The programme, The Journey, aired on Al-Arabi TV from London, was a compilation of bio-documentary series exploring over 25 years of Taha's memories and experiences in covering conflict and political issues around the world. The series also showed behind-the-scenes footage. Taha produced and presented the 13 episodes.

In 2001 Assaad Taha founded his company, Hot Spot Films, which produced and directed award-winning programmes and documentaries, in Dubai.
The first of its kind in the region, Hot Spot Films quickly became reputable and known as the most prestigious institution of documentary film making across the Middle East and North Africa.

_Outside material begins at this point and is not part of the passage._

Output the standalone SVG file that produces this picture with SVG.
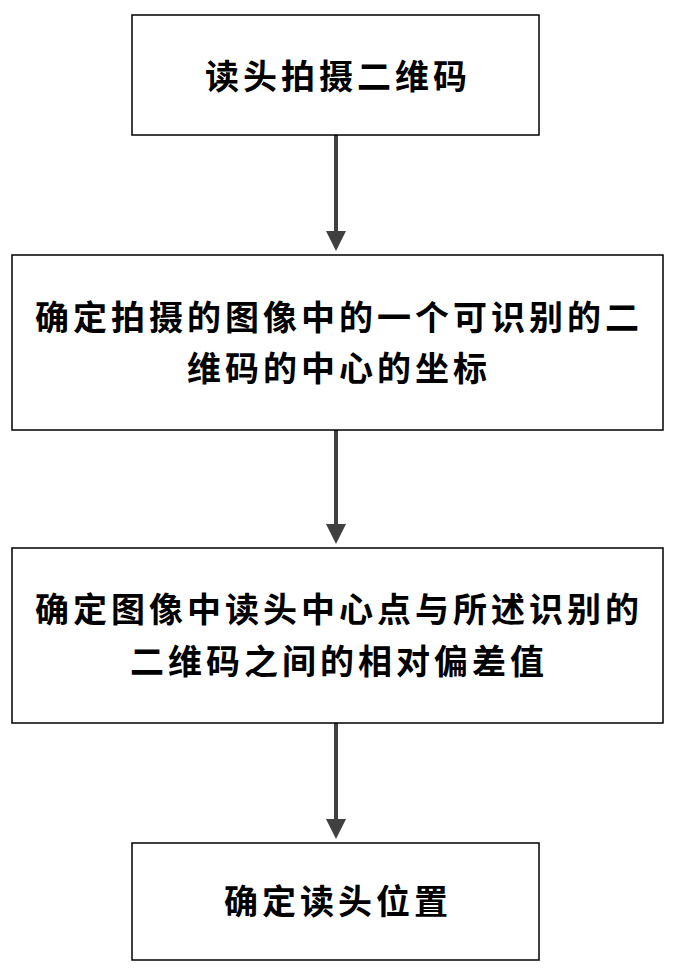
<svg xmlns="http://www.w3.org/2000/svg" width="676" height="974" viewBox="0 0 676 974">
<style>
.b{fill:#fff;stroke:#000;stroke-width:1.5}
.t{font-family:"Noto Sans CJK SC","Liberation Sans",sans-serif;font-size:34px;letter-spacing:4px;font-weight:bold;text-anchor:middle;fill:#000}
.c{stroke:#404040;stroke-width:4;fill:none}
</style>
<defs><marker id="a" markerWidth="5" markerHeight="5" refX="4" refY="2.5" orient="auto"><path d="M0,0L5,2.5L0,5Z" fill="#404040"/></marker></defs>
<rect width="676" height="974" fill="#fff"/>
<g id="connectors">
<line class="c" x1="336" y1="135" x2="336" y2="247" marker-end="url(#a)"/>
<line class="c" x1="336" y1="430" x2="336" y2="540" marker-end="url(#a)"/>
<line class="c" x1="336" y1="723" x2="336" y2="835" marker-end="url(#a)"/>
</g>
<g id="n1"><rect class="b" x="132" y="15" width="407" height="120"/><text class="t" x="338" y="89">读头拍摄二维码</text></g>
<g id="n2"><rect class="b" x="12" y="255" width="651" height="175"/><text class="t" x="339" y="330">确定拍摄的图像中的一个可识别的二</text><text class="t" x="339" y="381">维码的中心的坐标</text></g>
<g id="n3"><rect class="b" x="12" y="548" width="651" height="175"/><text class="t" x="339" y="622">确定图像中读头中心点与所述识别的</text><text class="t" x="339" y="674">二维码之间的相对偏差值</text></g>
<g id="n4"><rect class="b" x="132" y="843" width="407" height="117"/><text class="t" x="338" y="914">确定读头位置</text></g>
</svg>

Taha led the documentary industry in the region, covering over 80 countries, some in the most remote corners of the world.

Taha exposed his audience to cultures and languages that were becoming extinct, along with social and political issues that were ignored by mainstream media. It resulted in him later gaining international recognition for his work.
His company's work formed the backbone of the documentary department of Al Jazeera, producing 25 series of documentary films and programmes from 2001 until the present.

== Awards and honours ==
Taha and his production company have received the following awards:

- 1997: Best Documentary Program in Cairo Festival for Radio and Television.
- 2006: Best Documentary Program for the film Eldorado, Kazan International Festival of Muslim Cinema, Russia.
- 2007: Best Documentary Program for The Seven Tents Kazan International Festival of Muslim Cinema, Russia.
- 2010: Honoured by Festival Doc MIP Cannes Film Festival.
- 2014: Honoured by Festival Europe-Orient du Film documentaire à Asilah, Morocco.

== Activities ==
2010: Jury Member of Kazan International Muslim Film Festival.

2010: Emmy Jury The International Academy of Television Arts & Sciences.

2012: Emmy Jury The International Academy of Television Arts & Sciences.

2013: Emmy Jury The International Academy of Television Arts & Sciences.

2014: Emmy Jury The International Academy of Television Arts & Sciences.

2016: Emmy Jury The International Academy of Television Arts & Sciences.